## Start

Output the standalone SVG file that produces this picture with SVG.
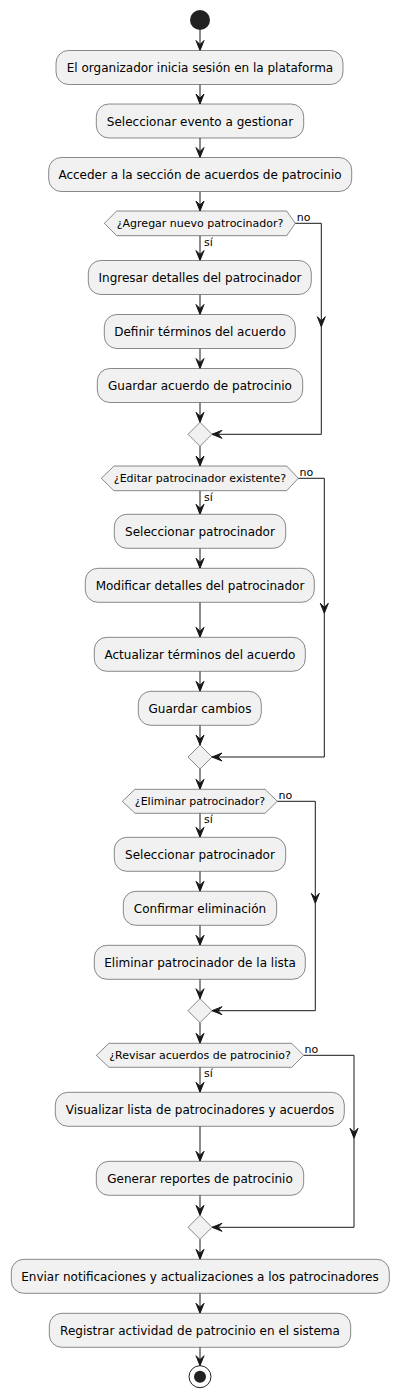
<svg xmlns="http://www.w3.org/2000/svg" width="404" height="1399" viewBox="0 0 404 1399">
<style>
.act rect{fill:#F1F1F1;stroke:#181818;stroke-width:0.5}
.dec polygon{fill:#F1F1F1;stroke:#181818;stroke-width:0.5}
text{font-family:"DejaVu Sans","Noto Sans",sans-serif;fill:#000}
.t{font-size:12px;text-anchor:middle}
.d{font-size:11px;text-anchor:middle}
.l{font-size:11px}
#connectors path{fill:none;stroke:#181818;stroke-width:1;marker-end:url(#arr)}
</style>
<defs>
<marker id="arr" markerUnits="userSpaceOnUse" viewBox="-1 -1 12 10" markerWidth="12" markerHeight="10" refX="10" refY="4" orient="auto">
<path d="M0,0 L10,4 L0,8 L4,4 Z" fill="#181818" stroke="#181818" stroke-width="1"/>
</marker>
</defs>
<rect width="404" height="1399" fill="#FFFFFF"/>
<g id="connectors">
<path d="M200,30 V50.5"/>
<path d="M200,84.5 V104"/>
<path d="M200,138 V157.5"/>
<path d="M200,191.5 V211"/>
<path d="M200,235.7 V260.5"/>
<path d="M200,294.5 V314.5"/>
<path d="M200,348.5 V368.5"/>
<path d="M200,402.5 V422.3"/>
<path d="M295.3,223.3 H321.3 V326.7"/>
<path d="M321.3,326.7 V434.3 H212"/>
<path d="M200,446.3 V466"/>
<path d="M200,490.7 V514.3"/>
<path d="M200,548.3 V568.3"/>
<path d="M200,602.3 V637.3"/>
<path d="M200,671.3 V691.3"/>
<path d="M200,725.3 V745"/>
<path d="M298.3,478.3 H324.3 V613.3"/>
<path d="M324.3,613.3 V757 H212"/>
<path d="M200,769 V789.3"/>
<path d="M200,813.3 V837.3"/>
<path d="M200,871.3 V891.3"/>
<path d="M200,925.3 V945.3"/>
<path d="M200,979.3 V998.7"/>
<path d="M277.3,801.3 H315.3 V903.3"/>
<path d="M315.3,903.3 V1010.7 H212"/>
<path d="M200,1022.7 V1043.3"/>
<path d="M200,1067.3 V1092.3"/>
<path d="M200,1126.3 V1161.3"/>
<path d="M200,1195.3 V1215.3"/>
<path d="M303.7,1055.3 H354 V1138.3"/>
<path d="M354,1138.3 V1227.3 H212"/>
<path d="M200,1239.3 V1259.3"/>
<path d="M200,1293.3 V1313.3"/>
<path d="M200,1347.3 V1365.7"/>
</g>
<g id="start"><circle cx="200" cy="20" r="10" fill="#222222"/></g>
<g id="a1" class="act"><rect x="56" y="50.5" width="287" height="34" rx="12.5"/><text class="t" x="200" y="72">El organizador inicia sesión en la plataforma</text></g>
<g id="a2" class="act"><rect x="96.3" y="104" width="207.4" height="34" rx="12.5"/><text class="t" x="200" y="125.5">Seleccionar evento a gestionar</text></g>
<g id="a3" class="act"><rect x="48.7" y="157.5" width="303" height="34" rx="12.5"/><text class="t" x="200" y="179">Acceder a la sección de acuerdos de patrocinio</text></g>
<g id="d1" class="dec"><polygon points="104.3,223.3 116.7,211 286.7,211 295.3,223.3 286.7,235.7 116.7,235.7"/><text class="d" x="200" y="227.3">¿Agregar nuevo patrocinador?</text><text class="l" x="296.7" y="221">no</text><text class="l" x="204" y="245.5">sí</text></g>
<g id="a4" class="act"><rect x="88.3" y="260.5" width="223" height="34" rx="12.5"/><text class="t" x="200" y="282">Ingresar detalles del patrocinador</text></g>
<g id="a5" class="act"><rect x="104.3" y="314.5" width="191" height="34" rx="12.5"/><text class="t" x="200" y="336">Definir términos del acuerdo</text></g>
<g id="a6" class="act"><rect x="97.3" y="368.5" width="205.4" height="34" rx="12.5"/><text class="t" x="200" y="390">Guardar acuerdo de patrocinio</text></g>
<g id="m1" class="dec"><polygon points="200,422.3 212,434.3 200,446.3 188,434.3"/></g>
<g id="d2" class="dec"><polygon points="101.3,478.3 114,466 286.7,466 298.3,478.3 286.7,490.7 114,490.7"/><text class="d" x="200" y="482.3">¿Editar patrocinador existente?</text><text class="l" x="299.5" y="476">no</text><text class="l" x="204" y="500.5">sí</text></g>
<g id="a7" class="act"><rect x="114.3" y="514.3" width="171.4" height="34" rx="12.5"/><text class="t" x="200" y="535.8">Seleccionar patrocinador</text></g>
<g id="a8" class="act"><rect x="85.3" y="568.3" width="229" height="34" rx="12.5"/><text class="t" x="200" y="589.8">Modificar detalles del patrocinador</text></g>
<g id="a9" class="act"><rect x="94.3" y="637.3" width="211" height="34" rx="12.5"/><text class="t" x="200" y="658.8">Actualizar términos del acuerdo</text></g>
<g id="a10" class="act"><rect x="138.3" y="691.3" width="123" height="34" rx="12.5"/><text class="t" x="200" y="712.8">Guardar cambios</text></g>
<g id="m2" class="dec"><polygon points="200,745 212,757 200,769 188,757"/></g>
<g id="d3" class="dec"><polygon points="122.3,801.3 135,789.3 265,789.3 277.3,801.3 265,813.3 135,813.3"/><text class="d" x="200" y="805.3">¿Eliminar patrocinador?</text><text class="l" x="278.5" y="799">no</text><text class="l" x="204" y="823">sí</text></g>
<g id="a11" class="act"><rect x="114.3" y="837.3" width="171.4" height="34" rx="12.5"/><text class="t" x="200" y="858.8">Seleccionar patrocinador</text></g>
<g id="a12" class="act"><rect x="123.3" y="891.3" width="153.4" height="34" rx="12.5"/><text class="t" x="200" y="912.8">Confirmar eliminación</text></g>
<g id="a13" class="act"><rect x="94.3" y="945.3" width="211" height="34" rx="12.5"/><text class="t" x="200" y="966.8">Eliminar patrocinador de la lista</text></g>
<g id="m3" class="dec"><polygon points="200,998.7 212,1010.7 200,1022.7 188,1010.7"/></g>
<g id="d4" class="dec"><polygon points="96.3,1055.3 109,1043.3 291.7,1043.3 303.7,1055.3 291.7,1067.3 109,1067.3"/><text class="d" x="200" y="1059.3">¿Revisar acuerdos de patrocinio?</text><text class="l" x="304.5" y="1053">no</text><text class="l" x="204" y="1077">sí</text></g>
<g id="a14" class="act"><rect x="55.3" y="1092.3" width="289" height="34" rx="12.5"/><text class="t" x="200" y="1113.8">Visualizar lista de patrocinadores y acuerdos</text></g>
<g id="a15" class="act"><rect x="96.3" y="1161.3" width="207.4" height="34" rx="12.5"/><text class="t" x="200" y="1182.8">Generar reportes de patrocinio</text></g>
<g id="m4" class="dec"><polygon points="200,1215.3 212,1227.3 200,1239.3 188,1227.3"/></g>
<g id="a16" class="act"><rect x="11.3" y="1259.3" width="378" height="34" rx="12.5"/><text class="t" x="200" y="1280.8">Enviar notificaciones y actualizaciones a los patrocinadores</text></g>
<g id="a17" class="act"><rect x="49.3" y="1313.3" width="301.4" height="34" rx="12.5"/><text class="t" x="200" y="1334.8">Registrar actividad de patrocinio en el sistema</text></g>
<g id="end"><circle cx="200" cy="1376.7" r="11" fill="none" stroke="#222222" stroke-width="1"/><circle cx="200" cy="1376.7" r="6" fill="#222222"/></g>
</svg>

## End

The data should be printed again unchanged; leave its pictures out.

Output the standalone SVG file that produces this picture with SVG.
<svg xmlns="http://www.w3.org/2000/svg" width="404" height="1399" viewBox="0 0 404 1399">
<style>
.act rect{fill:#F1F1F1;stroke:#181818;stroke-width:0.5}
.dec polygon{fill:#F1F1F1;stroke:#181818;stroke-width:0.5}
text{font-family:"DejaVu Sans","Noto Sans",sans-serif;fill:#000}
.t{font-size:12px;text-anchor:middle}
.d{font-size:11px;text-anchor:middle}
.l{font-size:11px}
#connectors path{fill:none;stroke:#181818;stroke-width:1;marker-end:url(#arr)}
</style>
<defs>
<marker id="arr" markerUnits="userSpaceOnUse" viewBox="-1 -1 12 10" markerWidth="12" markerHeight="10" refX="10" refY="4" orient="auto">
<path d="M0,0 L10,4 L0,8 L4,4 Z" fill="#181818" stroke="#181818" stroke-width="1"/>
</marker>
</defs>
<rect width="404" height="1399" fill="#FFFFFF"/>
<g id="connectors">
<path d="M200,30 V50.5"/>
<path d="M200,84.5 V104"/>
<path d="M200,138 V157.5"/>
<path d="M200,191.5 V211"/>
<path d="M200,235.7 V260.5"/>
<path d="M200,294.5 V314.5"/>
<path d="M200,348.5 V368.5"/>
<path d="M200,402.5 V422.3"/>
<path d="M295.3,223.3 H321.3 V326.7"/>
<path d="M321.3,326.7 V434.3 H212"/>
<path d="M200,446.3 V466"/>
<path d="M200,490.7 V514.3"/>
<path d="M200,548.3 V568.3"/>
<path d="M200,602.3 V637.3"/>
<path d="M200,671.3 V691.3"/>
<path d="M200,725.3 V745"/>
<path d="M298.3,478.3 H324.3 V613.3"/>
<path d="M324.3,613.3 V757 H212"/>
<path d="M200,769 V789.3"/>
<path d="M200,813.3 V837.3"/>
<path d="M200,871.3 V891.3"/>
<path d="M200,925.3 V945.3"/>
<path d="M200,979.3 V998.7"/>
<path d="M277.3,801.3 H315.3 V903.3"/>
<path d="M315.3,903.3 V1010.7 H212"/>
<path d="M200,1022.7 V1043.3"/>
<path d="M200,1067.3 V1092.3"/>
<path d="M200,1126.3 V1161.3"/>
<path d="M200,1195.3 V1215.3"/>
<path d="M303.7,1055.3 H354 V1138.3"/>
<path d="M354,1138.3 V1227.3 H212"/>
<path d="M200,1239.3 V1259.3"/>
<path d="M200,1293.3 V1313.3"/>
<path d="M200,1347.3 V1365.7"/>
</g>
<g id="start"><circle cx="200" cy="20" r="10" fill="#222222"/></g>
<g id="a1" class="act"><rect x="56" y="50.5" width="287" height="34" rx="12.5"/><text class="t" x="200" y="72">El organizador inicia sesión en la plataforma</text></g>
<g id="a2" class="act"><rect x="96.3" y="104" width="207.4" height="34" rx="12.5"/><text class="t" x="200" y="125.5">Seleccionar evento a gestionar</text></g>
<g id="a3" class="act"><rect x="48.7" y="157.5" width="303" height="34" rx="12.5"/><text class="t" x="200" y="179">Acceder a la sección de acuerdos de patrocinio</text></g>
<g id="d1" class="dec"><polygon points="104.3,223.3 116.7,211 286.7,211 295.3,223.3 286.7,235.7 116.7,235.7"/><text class="d" x="200" y="227.3">¿Agregar nuevo patrocinador?</text><text class="l" x="296.7" y="221">no</text><text class="l" x="204" y="245.5">sí</text></g>
<g id="a4" class="act"><rect x="88.3" y="260.5" width="223" height="34" rx="12.5"/><text class="t" x="200" y="282">Ingresar detalles del patrocinador</text></g>
<g id="a5" class="act"><rect x="104.3" y="314.5" width="191" height="34" rx="12.5"/><text class="t" x="200" y="336">Definir términos del acuerdo</text></g>
<g id="a6" class="act"><rect x="97.3" y="368.5" width="205.4" height="34" rx="12.5"/><text class="t" x="200" y="390">Guardar acuerdo de patrocinio</text></g>
<g id="m1" class="dec"><polygon points="200,422.3 212,434.3 200,446.3 188,434.3"/></g>
<g id="d2" class="dec"><polygon points="101.3,478.3 114,466 286.7,466 298.3,478.3 286.7,490.7 114,490.7"/><text class="d" x="200" y="482.3">¿Editar patrocinador existente?</text><text class="l" x="299.5" y="476">no</text><text class="l" x="204" y="500.5">sí</text></g>
<g id="a7" class="act"><rect x="114.3" y="514.3" width="171.4" height="34" rx="12.5"/><text class="t" x="200" y="535.8">Seleccionar patrocinador</text></g>
<g id="a8" class="act"><rect x="85.3" y="568.3" width="229" height="34" rx="12.5"/><text class="t" x="200" y="589.8">Modificar detalles del patrocinador</text></g>
<g id="a9" class="act"><rect x="94.3" y="637.3" width="211" height="34" rx="12.5"/><text class="t" x="200" y="658.8">Actualizar términos del acuerdo</text></g>
<g id="a10" class="act"><rect x="138.3" y="691.3" width="123" height="34" rx="12.5"/><text class="t" x="200" y="712.8">Guardar cambios</text></g>
<g id="m2" class="dec"><polygon points="200,745 212,757 200,769 188,757"/></g>
<g id="d3" class="dec"><polygon points="122.3,801.3 135,789.3 265,789.3 277.3,801.3 265,813.3 135,813.3"/><text class="d" x="200" y="805.3">¿Eliminar patrocinador?</text><text class="l" x="278.5" y="799">no</text><text class="l" x="204" y="823">sí</text></g>
<g id="a11" class="act"><rect x="114.3" y="837.3" width="171.4" height="34" rx="12.5"/><text class="t" x="200" y="858.8">Seleccionar patrocinador</text></g>
<g id="a12" class="act"><rect x="123.3" y="891.3" width="153.4" height="34" rx="12.5"/><text class="t" x="200" y="912.8">Confirmar eliminación</text></g>
<g id="a13" class="act"><rect x="94.3" y="945.3" width="211" height="34" rx="12.5"/><text class="t" x="200" y="966.8">Eliminar patrocinador de la lista</text></g>
<g id="m3" class="dec"><polygon points="200,998.7 212,1010.7 200,1022.7 188,1010.7"/></g>
<g id="d4" class="dec"><polygon points="96.3,1055.3 109,1043.3 291.7,1043.3 303.7,1055.3 291.7,1067.3 109,1067.3"/><text class="d" x="200" y="1059.3">¿Revisar acuerdos de patrocinio?</text><text class="l" x="304.5" y="1053">no</text><text class="l" x="204" y="1077">sí</text></g>
<g id="a14" class="act"><rect x="55.3" y="1092.3" width="289" height="34" rx="12.5"/><text class="t" x="200" y="1113.8">Visualizar lista de patrocinadores y acuerdos</text></g>
<g id="a15" class="act"><rect x="96.3" y="1161.3" width="207.4" height="34" rx="12.5"/><text class="t" x="200" y="1182.8">Generar reportes de patrocinio</text></g>
<g id="m4" class="dec"><polygon points="200,1215.3 212,1227.3 200,1239.3 188,1227.3"/></g>
<g id="a16" class="act"><rect x="11.3" y="1259.3" width="378" height="34" rx="12.5"/><text class="t" x="200" y="1280.8">Enviar notificaciones y actualizaciones a los patrocinadores</text></g>
<g id="a17" class="act"><rect x="49.3" y="1313.3" width="301.4" height="34" rx="12.5"/><text class="t" x="200" y="1334.8">Registrar actividad de patrocinio en el sistema</text></g>
<g id="end"><circle cx="200" cy="1376.7" r="11" fill="none" stroke="#222222" stroke-width="1"/><circle cx="200" cy="1376.7" r="6" fill="#222222"/></g>
</svg>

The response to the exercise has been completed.